Can you describe your typical work environment for Premier League matches? I imagine it’s more standardized now than it was in 1992!
The work environment is exactly the same at grounds like Anfield as when I started almost 40 years ago. The commentator wants to be alongside the main camera with an unobstructed view from the halfway line. Not too low and not too far back. Definitely no running track and whatever the weather is not behind glass.
I’d imagine that one difference is that there are more electronic gadgets in the commentary boxes, correct?
I have no gadgets at all. I use the same type of “lip mic” that I used when I started in 1974. The only extra is a second monitor.
How much data is in front of you during a match and how do you keep from getting overloaded?
I write my notes in longhand – the old school method. It just doesn’t stick in my mind if I type it, sadly! But such is the speed of the game now that I rarely look at them during the game. I need the information in my head like taking an exam.
Overloading can be an issue but you learn to use what is important – most research is never used.
The most important thing is to watch and describe the match.
You have a lot of exposure to North American audiences through your football broadcasts — what do you think of the statistical analysis culture in North American sport and its spread to British sport?
I have huge respect for American sports but it is different because there are so many stoppages and stats fill those gaps. Football is a free flowing game and often the best use of stats is at half time or full time.
What’s driving the growth of analytics in English football? Is it Financial Fair Play, American influence, competitive advantage, or something else?
The analysis which is really growing is in the field of sports science where football has been lagging behind.
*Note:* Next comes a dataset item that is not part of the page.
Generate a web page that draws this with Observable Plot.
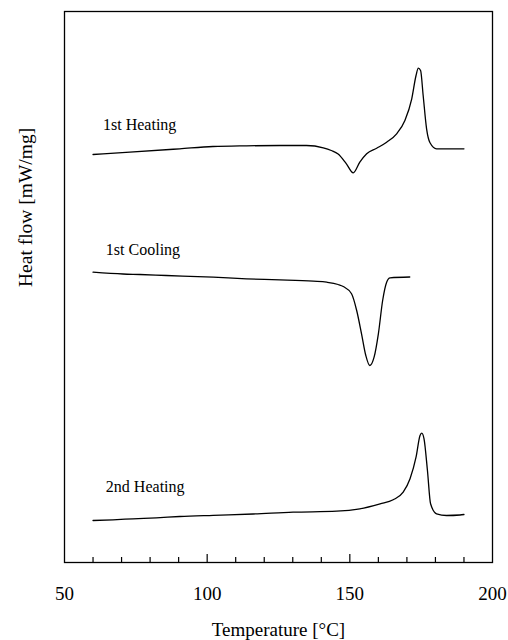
<!DOCTYPE html>
<html>
<head>
<meta charset="utf-8">
<script src="https://cdn.jsdelivr.net/npm/d3@7"></script>
<script src="https://cdn.jsdelivr.net/npm/@observablehq/plot@0.6"></script>
<style>
  html, body { margin: 0; padding: 0; background: #fff; }
  svg { display: block; }
</style>
</head>
<body>
<div id="chart"></div>
<script>
// 1st heating (temperature °C, relative heat flow, arbitrary offset units)
const heating1T  = [60, 72.9, 90.4, 102, 113.8, 125.5, 134.8, 140.7, 143.5, 145.9, 148.8, 151.2, 153.5, 155.9, 159.4, 162.9, 166.4, 169.3, 171.7, 173.2, 174.0, 174.8, 175.7, 176.9, 178.1, 180.4, 190];
const heating1HF = [40.8, 41.03, 41.37, 41.6, 41.67, 41.7, 41.7, 41.47, 41.2, 40.85, 39.87, 38.97, 40.03, 40.87, 41.43, 42.03, 42.87, 44.2, 46.37, 48.7, 49.43, 49.2, 46.7, 43.37, 41.97, 41.37, 41.37];

// 1st cooling
const coolingT  = [60, 70.5, 76.4, 85.7, 102.1, 113.8, 125.5, 137.2, 141.9, 145.9, 147.7, 150.6, 152.4, 154.1, 155.6, 157.0, 158.5, 160.0, 161.5, 162.9, 164.1, 171];
const coolingHF = [29.03, 28.85, 28.8, 28.7, 28.53, 28.37, 28.27, 28.13, 28.03, 27.8, 27.6, 26.87, 25.2, 22.87, 20.7, 19.7, 20.53, 22.87, 26.2, 28.03, 28.47, 28.55];

// 2nd heating
const heating2T  = [60, 67, 74, 82.2, 90.4, 102.1, 116.1, 130.1, 145.4, 153.5, 160.6, 165.2, 168.7, 171.1, 173.2, 174.6, 175.2, 176.0, 177.2, 178.3, 180.4, 183.9, 188.6, 190];
const heating2HF = [4.2, 4.27, 4.37, 4.47, 4.6, 4.72, 4.85, 5.03, 5.13, 5.37, 5.87, 6.27, 7.03, 8.37, 10.53, 12.7, 12.93, 12.37, 9.2, 5.87, 4.87, 4.7, 4.75, 4.8];

// curve labels
const labelText = ["1st Heating", "1st Cooling", "2nd Heating"];
const labelT    = [63.5, 64.5, 64.5];
const labelHF   = [43.8, 31.3, 7.6];

// axis ticks
const xLabelTicks = [50, 100, 150, 200];
const xMinorTicks = [60, 70, 80, 90, 110, 120, 130, 140, 160, 170, 180, 190];
const xMajorTicks = [100, 150];

const toRows = (ts, hs, name) => ts.map((t, i) => ({t, hf: hs[i], run: name}));
const rows = [
  ...toRows(heating1T, heating1HF, "1st Heating"),
  ...toRows(coolingT, coolingHF, "1st Cooling"),
  ...toRows(heating2T, heating2HF, "2nd Heating")
];
const labels = labelText.map((s, i) => ({s, t: labelT[i], hf: labelHF[i]}));

const serif = "'Liberation Serif', 'Times New Roman', Times, serif";

const chart = Plot.plot({
  width: 508,
  height: 640,
  marginLeft: 64,
  marginRight: 16,
  marginTop: 11,
  marginBottom: 78,
  style: {fontFamily: serif, fontSize: "19px", color: "#000", background: "#fff"},
  x: {domain: [50, 200]},
  y: {domain: [0, 55.1], axis: null},
  marks: [
    Plot.frame({stroke: "#000", strokeWidth: 1.3}),
    Plot.ruleX(xMinorTicks, {x: d => d, y1: 0, y2: 0.5, stroke: "#000", strokeWidth: 1.2}),
    Plot.ruleX(xMajorTicks, {x: d => d, y1: 0, y2: 0.8, stroke: "#000", strokeWidth: 1.2}),
    Plot.axisX(xLabelTicks, {anchor: "bottom", tickSize: 0, tickPadding: 24, fontSize: 19, label: null}),
    Plot.text(["Temperature [°C]"], {frameAnchor: "bottom", dy: 67, lineAnchor: "middle", fontSize: 19, fill: "#000"}),
    Plot.text(["Heat flow [mW/mg]"], {frameAnchor: "left", dx: -39, rotate: -90, lineAnchor: "middle", fontSize: 19.5, fill: "#000"}),
    Plot.line(rows, {x: "t", y: "hf", z: "run", stroke: "#000", strokeWidth: 1.3, curve: "monotone-x"}),
    Plot.text(labels, {x: "t", y: "hf", text: "s", textAnchor: "start", lineAnchor: "middle", fontSize: 16, fill: "#000"})
  ]
});
document.getElementById("chart").appendChild(chart);
</script>
</body>
</html>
There is also more pre and post game time on television – and of course there are many, many more live games now – for facts and figures to prove useful. As a commentator during the match it is good to have a stat when something has happened but only if it is relevant.
Do you have a favorite football statistic, for use in broadcast or in fantasy football?
Name the player who played his first three Premier League games for three different clubs!
Clubs such as Bolton during Sam Allardyce’s tenure and Manchester City has been visible proponents of analytics but there are the usual detractors that you can’t learn much about football from statistics. How much of a role should analytics play in football?
There is nothing wrong in analysing games to the modern day depth. Sam Allardyce was a forerunner in this and such an approach has made him an outstanding manager. But he will be the first to tell you that players win you matches. I do though believe in the adage of “prepare to fail if you fail to prepare.”
What’s the one item of information that would improve the public’s understanding of what’s going on in a football match?
In the stadium, better numbers on shirts. On television, maybe the heart rate of players in the heat of the action.
Do you play fantasy football?
No, because I am lucky enough to play real football! I have been a coach in the Ryman League since 2005 [Kingstonian FC -ed.].
What type of player would you select first if you were building a team?
Anyone who could win my club a game in the Ryman League where it is very competitive.
Are goalkeepers underrated or undervalued in football?
Goalkeepers never have been and never will be underrated. A great team of outfield players will never win anything if they have a weak goalkeeper.
How do you fit in coaching among your commentary commitments?
I mostly commentate on Sundays and Kingstonian play mostly on Saturdays. We train on Mondays , and I do miss some sessions, and on Thursday when I am usually there. All the players and coaches have other jobs and I am no different.
You observe football up close from the Premier League down to non-League. What is the health of England’s national game?
I am very proud of the pyramid system in England but it is more difficult at the very top now for English talent. The globalisation of the Premier League is part of its great appeal.
But I do believe that the whole of the football industry in this country, including the very top clubs, would benefit from a successful England team. If England won the World Cup the celebrations would dwarf those of the Olympic medals, winning the Ashes [England vs Australia cricket rivalry -ed.] or Andy Murray’s Wimbledon triumph. I don’t think the foreign owners and coaches understand this.
Is the lack of playing time of English players in the Premier League real? Is there a skill gap from their peers abroad?
English players are competing with footballers from all over the world. It is obvious that there will be fewer opportunities. But the biggest problem is that it is cheaper for clubs to shop overseas for ready made talent than to acquire a home–grown prospect. It is a money gap not a skill gap.
I’ve read the common argument that English players are suffering from lack of opportunities in the Premier League but I’ve also read the authors of Soccernomics (Why England Lose in the UK) claim that English players aren’t playing abroad often enough. How does the football hierarchy best address this issue?
Many young English players are paid too much too soon. It is not their fault. The blame lies with the clubs.
The 2011-12 Premier League season was hard to top — as you said, we’d never see anything like that ever again! But why did Manchester United appear to win the league so comfortably last season?
A combination of more goals scored with Van Persie a key signing, and a poor defence of their title by Manchester City, with their players the first to admit that.
What was the biggest surprise in your opinion from the 2012-13 season?
Without a doubt the retirement of Sir Alex Ferguson.
Will we miss Reading, QPR, or Wigan in this season’s Premier League?
The early signs are that Reading, QPR and Wigan will sparkle in the Championship. They all have the benefit of the parachute payments from the Premier League. Cardiff City, Hull City and Crystal Palace have earned the chance to show their worth at the elite level.
We’re at the start of a new era in the Premier League – the post-Alex Ferguson era. How do Manchester United, and the Premier League in general, transition from the departure of such a major figure in their respective histories?
I have no crystal ball but it will be fascinating to watch how it plays out. Definitely a question to revisit this time next year!
In your opinion, what will be the major storylines of the upcoming season?
United post Fergie will be one but I think the upcoming World Cup will provide a backdrop to it all, particularly with England still not sure of qualifying. Should England fail the whole football industry in the country will be under microscopic analysis.